# WHAT YOU ARE ASKED TO DO
Provide nothing but the number of lines containing the string "with".

# LISTED RECORDS

+--

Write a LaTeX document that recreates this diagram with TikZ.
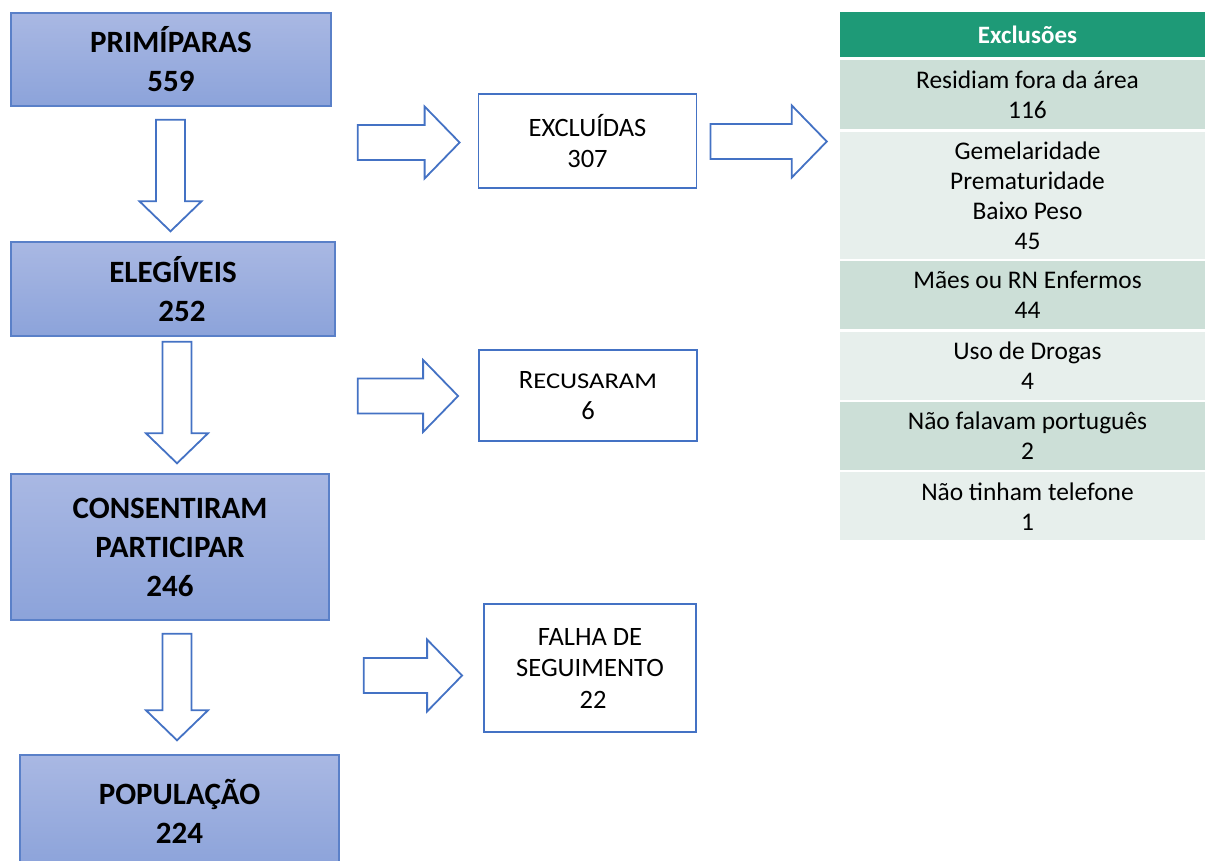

+--

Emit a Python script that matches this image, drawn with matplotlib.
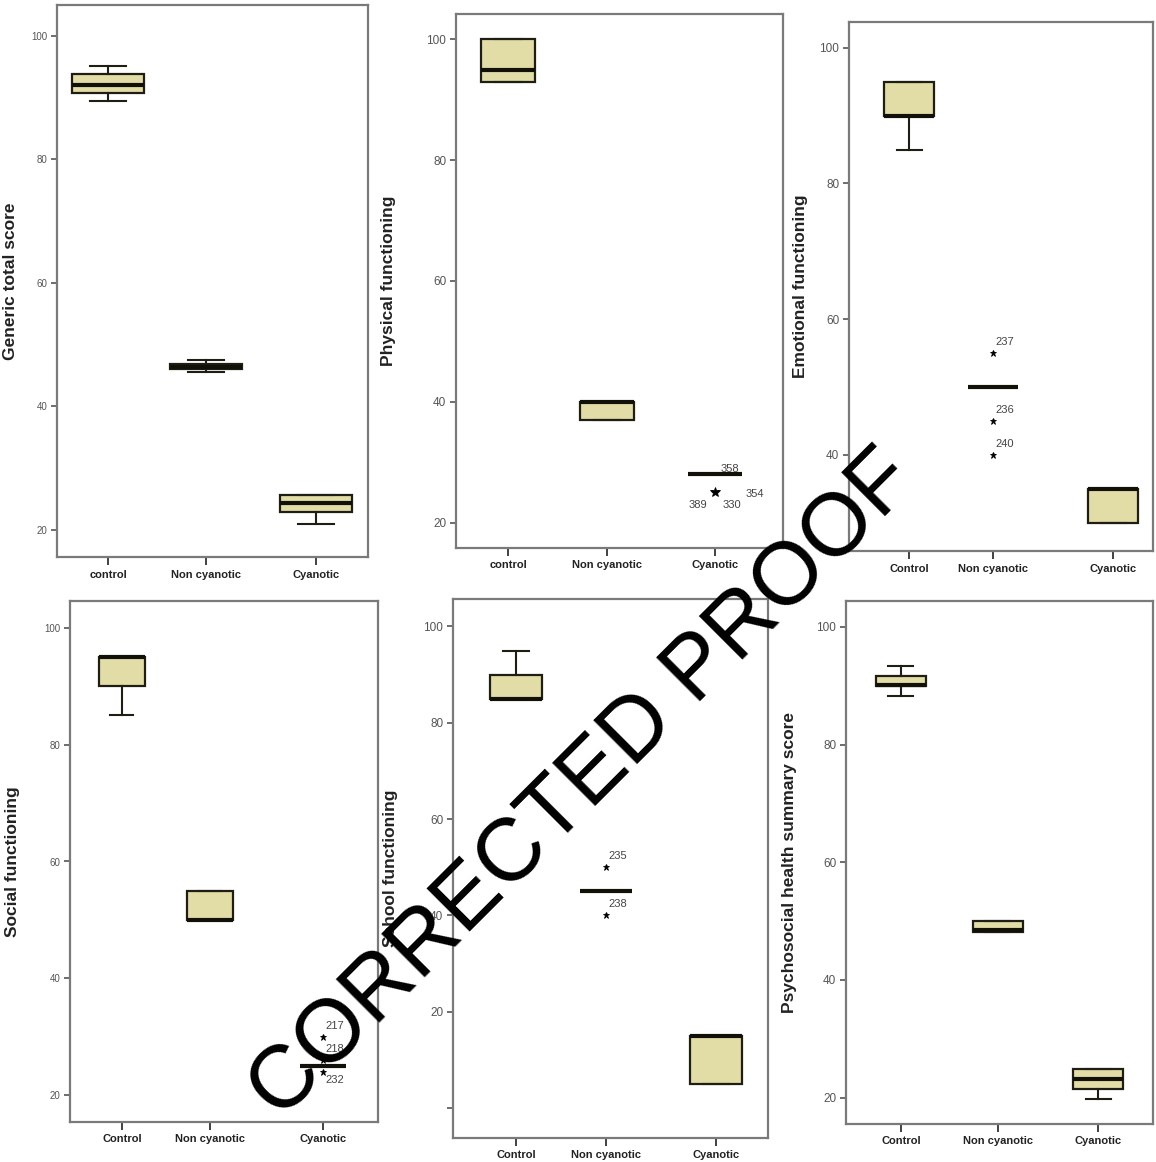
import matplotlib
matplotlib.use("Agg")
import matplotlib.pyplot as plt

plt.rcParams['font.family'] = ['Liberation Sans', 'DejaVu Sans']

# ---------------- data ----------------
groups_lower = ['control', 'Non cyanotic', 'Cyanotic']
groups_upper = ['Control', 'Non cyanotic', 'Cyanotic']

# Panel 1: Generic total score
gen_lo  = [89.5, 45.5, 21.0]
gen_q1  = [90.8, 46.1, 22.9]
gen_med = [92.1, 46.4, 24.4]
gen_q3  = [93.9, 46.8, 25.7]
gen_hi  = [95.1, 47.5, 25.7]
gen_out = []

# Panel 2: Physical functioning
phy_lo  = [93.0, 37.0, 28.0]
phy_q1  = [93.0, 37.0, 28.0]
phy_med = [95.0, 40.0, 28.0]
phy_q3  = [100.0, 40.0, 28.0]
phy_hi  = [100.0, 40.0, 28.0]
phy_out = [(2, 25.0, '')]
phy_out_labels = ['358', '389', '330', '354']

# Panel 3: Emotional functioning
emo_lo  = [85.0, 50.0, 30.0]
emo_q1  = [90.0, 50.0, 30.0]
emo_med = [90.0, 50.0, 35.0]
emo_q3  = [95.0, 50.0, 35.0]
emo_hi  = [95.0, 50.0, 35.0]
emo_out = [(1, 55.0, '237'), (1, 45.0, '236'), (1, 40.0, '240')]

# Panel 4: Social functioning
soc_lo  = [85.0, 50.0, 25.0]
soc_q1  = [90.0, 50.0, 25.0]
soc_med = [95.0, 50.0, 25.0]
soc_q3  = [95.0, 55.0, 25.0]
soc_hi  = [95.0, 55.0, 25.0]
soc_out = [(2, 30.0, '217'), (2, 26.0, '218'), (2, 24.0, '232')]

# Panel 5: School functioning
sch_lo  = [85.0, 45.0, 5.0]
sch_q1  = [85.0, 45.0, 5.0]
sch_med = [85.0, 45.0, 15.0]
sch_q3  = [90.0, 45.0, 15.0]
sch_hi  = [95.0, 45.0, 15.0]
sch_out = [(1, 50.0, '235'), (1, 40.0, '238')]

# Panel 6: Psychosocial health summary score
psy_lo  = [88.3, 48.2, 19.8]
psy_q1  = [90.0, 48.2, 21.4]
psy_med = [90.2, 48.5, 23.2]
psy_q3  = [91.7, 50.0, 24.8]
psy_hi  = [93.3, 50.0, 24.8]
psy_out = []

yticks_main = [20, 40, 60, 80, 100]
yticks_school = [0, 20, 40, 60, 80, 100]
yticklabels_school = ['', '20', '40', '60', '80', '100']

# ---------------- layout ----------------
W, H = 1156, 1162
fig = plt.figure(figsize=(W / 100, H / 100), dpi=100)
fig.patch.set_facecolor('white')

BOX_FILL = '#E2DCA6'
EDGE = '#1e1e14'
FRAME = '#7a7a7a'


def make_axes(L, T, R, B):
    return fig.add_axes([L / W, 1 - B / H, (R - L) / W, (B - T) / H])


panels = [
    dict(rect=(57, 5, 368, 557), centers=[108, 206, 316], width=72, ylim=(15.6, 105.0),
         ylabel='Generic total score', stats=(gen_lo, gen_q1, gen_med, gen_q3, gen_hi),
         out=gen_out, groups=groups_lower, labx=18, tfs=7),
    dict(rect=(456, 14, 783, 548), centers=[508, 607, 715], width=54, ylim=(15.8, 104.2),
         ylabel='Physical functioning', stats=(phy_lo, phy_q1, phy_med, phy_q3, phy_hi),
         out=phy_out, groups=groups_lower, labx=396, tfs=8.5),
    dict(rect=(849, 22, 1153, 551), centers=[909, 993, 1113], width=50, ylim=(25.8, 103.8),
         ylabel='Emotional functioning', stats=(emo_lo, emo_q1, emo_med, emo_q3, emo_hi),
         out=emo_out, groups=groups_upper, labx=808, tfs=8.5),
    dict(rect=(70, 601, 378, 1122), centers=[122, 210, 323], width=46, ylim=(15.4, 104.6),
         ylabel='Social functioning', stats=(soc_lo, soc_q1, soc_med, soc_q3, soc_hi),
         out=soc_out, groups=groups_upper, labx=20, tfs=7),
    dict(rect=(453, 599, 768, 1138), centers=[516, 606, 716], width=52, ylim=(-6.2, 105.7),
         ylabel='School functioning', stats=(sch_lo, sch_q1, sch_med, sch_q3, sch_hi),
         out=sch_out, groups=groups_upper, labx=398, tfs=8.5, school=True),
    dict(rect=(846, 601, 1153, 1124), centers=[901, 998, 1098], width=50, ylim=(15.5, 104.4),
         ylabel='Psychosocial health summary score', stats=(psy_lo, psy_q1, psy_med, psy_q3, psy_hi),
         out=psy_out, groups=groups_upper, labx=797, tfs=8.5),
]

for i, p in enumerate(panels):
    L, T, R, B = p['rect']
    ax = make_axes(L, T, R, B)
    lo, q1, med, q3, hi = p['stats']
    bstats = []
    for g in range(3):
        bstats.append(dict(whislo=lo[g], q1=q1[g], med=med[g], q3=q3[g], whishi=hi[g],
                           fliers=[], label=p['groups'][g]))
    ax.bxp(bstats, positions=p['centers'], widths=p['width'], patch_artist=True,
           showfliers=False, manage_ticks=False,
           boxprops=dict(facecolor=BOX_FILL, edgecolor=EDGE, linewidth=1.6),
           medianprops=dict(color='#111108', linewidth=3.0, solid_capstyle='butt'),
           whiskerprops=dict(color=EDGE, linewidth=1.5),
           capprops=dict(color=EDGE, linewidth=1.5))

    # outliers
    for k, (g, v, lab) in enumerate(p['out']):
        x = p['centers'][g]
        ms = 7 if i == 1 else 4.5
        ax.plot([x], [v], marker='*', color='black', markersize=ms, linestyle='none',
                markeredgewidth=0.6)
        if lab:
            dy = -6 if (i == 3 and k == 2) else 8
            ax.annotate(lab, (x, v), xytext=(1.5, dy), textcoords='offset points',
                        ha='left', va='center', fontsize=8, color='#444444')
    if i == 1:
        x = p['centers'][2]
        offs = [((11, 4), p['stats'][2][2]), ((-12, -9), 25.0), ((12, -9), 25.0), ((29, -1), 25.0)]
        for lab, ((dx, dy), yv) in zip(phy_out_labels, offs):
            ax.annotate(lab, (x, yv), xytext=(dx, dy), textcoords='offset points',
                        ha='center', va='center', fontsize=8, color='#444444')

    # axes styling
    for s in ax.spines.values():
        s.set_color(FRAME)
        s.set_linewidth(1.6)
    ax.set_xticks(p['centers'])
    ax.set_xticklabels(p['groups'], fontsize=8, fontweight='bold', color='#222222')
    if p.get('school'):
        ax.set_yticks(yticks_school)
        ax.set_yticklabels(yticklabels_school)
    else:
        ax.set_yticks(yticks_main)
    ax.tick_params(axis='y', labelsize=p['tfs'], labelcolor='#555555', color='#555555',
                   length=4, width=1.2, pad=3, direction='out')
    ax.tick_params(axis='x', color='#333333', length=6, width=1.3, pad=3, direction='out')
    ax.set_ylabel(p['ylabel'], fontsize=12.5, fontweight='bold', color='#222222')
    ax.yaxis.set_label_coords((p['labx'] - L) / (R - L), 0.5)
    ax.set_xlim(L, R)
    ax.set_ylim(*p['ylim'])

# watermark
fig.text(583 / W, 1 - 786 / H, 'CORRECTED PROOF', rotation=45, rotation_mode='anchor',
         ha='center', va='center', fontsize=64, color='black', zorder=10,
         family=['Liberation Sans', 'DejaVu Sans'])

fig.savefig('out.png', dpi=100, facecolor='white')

+--

# SOLUTION
2